Während sich der Übergang zu saubereren Kraftstoffen noch in einem frühen Stadium befindet »und fast 99 % der weltweiten Flotte immer noch auf konventionelle Kraftstoffe angewiesen sind«, nennt der Bericht vielversprechende Entwicklungen, darunter 21% der bestellten Schiffe, die für alternative Kraftstoffe ausgelegt sind.

Kosten für Dekarbonisierung steigen

Die Transformation ist mit erheblichen Kosten verbunden. UNCTAD berichtet, dass bis 2050 jährlich zusätzlich 8 bis 28 Mrd. $ für die Dekarbonisierung von Schiffen erforderlich sein werden, und dass bis 2050 noch größere Investitionen von 28 bis 90 Mrd. $ pro Jahr erforderlich sein werden, um eine Infrastruktur für 100% CO2-neutrale Kraftstoffe zu entwickeln. Eine vollständige Dekarbonisierung könnte die jährlichen Treibstoffkosten um 70% bis 100% erhöhen, was möglicherweise Auswirkungen auf kleine Insel- un Entwicklungsländer (SIDS) und am wenigsten entwickelte Länder (LDCs) hätte, die stark auf den Seeverkehr angewiesen sind.

Um einen gerechten Übergang zu gewährleisten, fordert die UNCTAD einen universellen Regulierungsrahmen, der für alle Schiffe gilt, unabhängig von ihrer Flagge, ihrem Eigentum oder ihren Einsatzgebieten, um so einen Dekarbonisierungsprozess in zwei Geschwindigkeiten zu vermeiden und gleiche Wettbewerbsbedingungen aufrechtzuerhalten.

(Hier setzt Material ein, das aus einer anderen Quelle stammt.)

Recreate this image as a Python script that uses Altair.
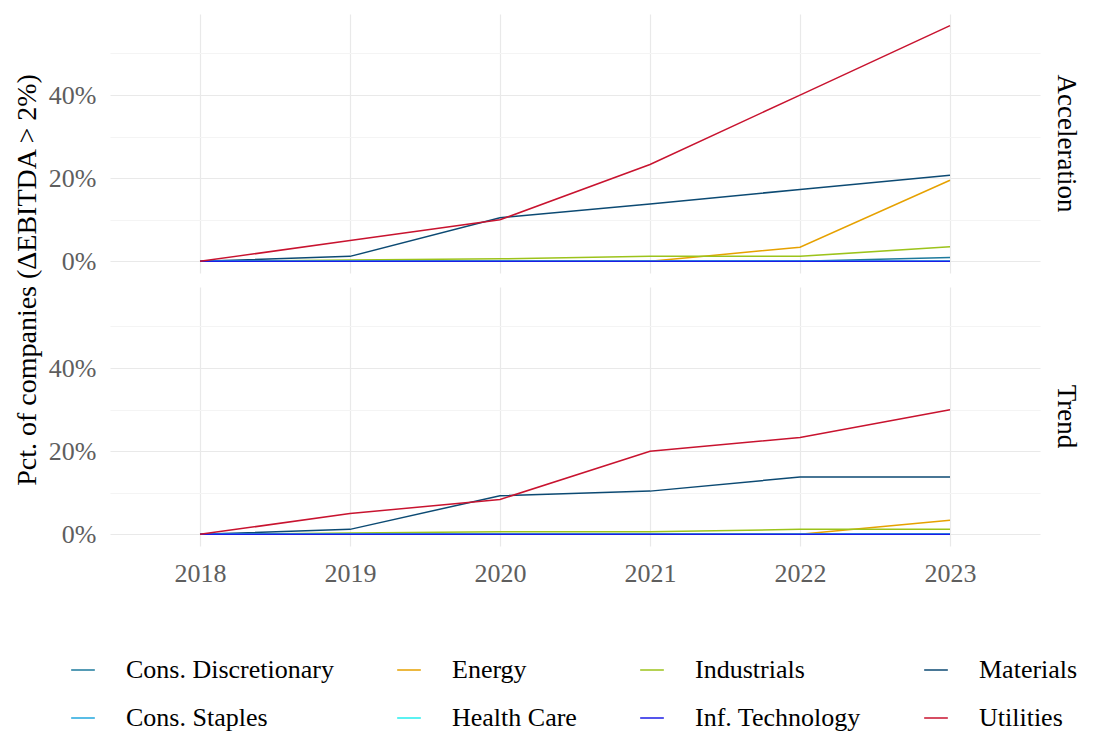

Shamika N. Sirimanne, UNCTAD-Direktorin für Technologie und Logistik, sagte: »Wirtschaftliche Anreize wie Abgaben oder Beiträge, die im Zusammenhang mit Schiffsemissionen gezahlt werden, können Anreize für Maßnahmen schaffen, die Wettbewerbsfähigkeit alternativer Kraftstoffe fördern und den Kostenunterschied zu herkömmlichen Schwerkraftstoffen verringern.« Mittel könnten auch Investitionen in Häfen in SIDS und LDCs erleichtern und sich dabei auf die Anpassung an den Klimawandel, Handels- und Verkehrsreformen sowie digitale Konnektivität konzentrieren.

Die UNCTAD äußert sich außerdem besorgt über die alternde globale Schiffsflotte – Anfang 2023 waren Handelsschiffe im Durchschnitt 22,2 Jahre alt, zwei Jahre älter als vor einem Jahrzehnt. Mehr als die Hälfte der Weltflotte ist über 15 Jahre alt.

Schiffseigentümer stehen allerdings auch vor der Herausforderung, die Flotte zu erneuern, ohne Klarheit über alternative Kraftstoffe, umweltfreundliche Technologien und Regulierungssysteme zu haben, während Hafenterminals bei wichtigen Investitionsentscheidungen vor ähnlichen Herausforderungen stehen.

Neben saubereren Kraftstoffen unterstreicht UNCTAD die Rolle der Digitalisierung bei der Beschleunigung der Dekarbonisierungsbemühungen und nennt die Vorteile einer Effizienzsteigerung und einer Verringerung von Verzögerungen. »Investitionen in Digitalisierung und Technologie werden die Vorhersehbarkeit und Zuverlässigkeit des Versands verbessern, und der Einsatz von Technologien wie KI, maschinellem Lernen, Blockchain und dem Internet der Dinge wird zu einer Leistungsoptimierung bei Überwachung, Routing, Geschwindigkeit und vorausschauender Wartung führen – was alles zur Beschleunigung beitragen kann«, sagte Sirimanne.

Schifffahrt im Wandel

Trotz eines Rückgangs des gesamten Seehandelsvolumens um 0,4% im Jahr 2022 erwartet die Branche ein Wachstum von 2,4% im Jahr 2023, wobei der Containerhandel (der im Jahr 2022 um 3,7% zurückging) im Jahr 2023 voraussichtlich um 1,2% und im Jahr 2024 um mehr als 3% zunehmen werde.

Das Öl- und Gashandelsvolumen verzeichnete im Jahr 2022 ein robustes Wachstum, während die Frachtraten für Tanker aufgrund geopolitischer Ereignisse einen starken Aufschwung erlebten. Die Preise für Trockenmassengut schwankten aufgrund von Nachfrageveränderungen, Überlastung der Häfen, geopolitischen Spannungen und Wetterstörungen.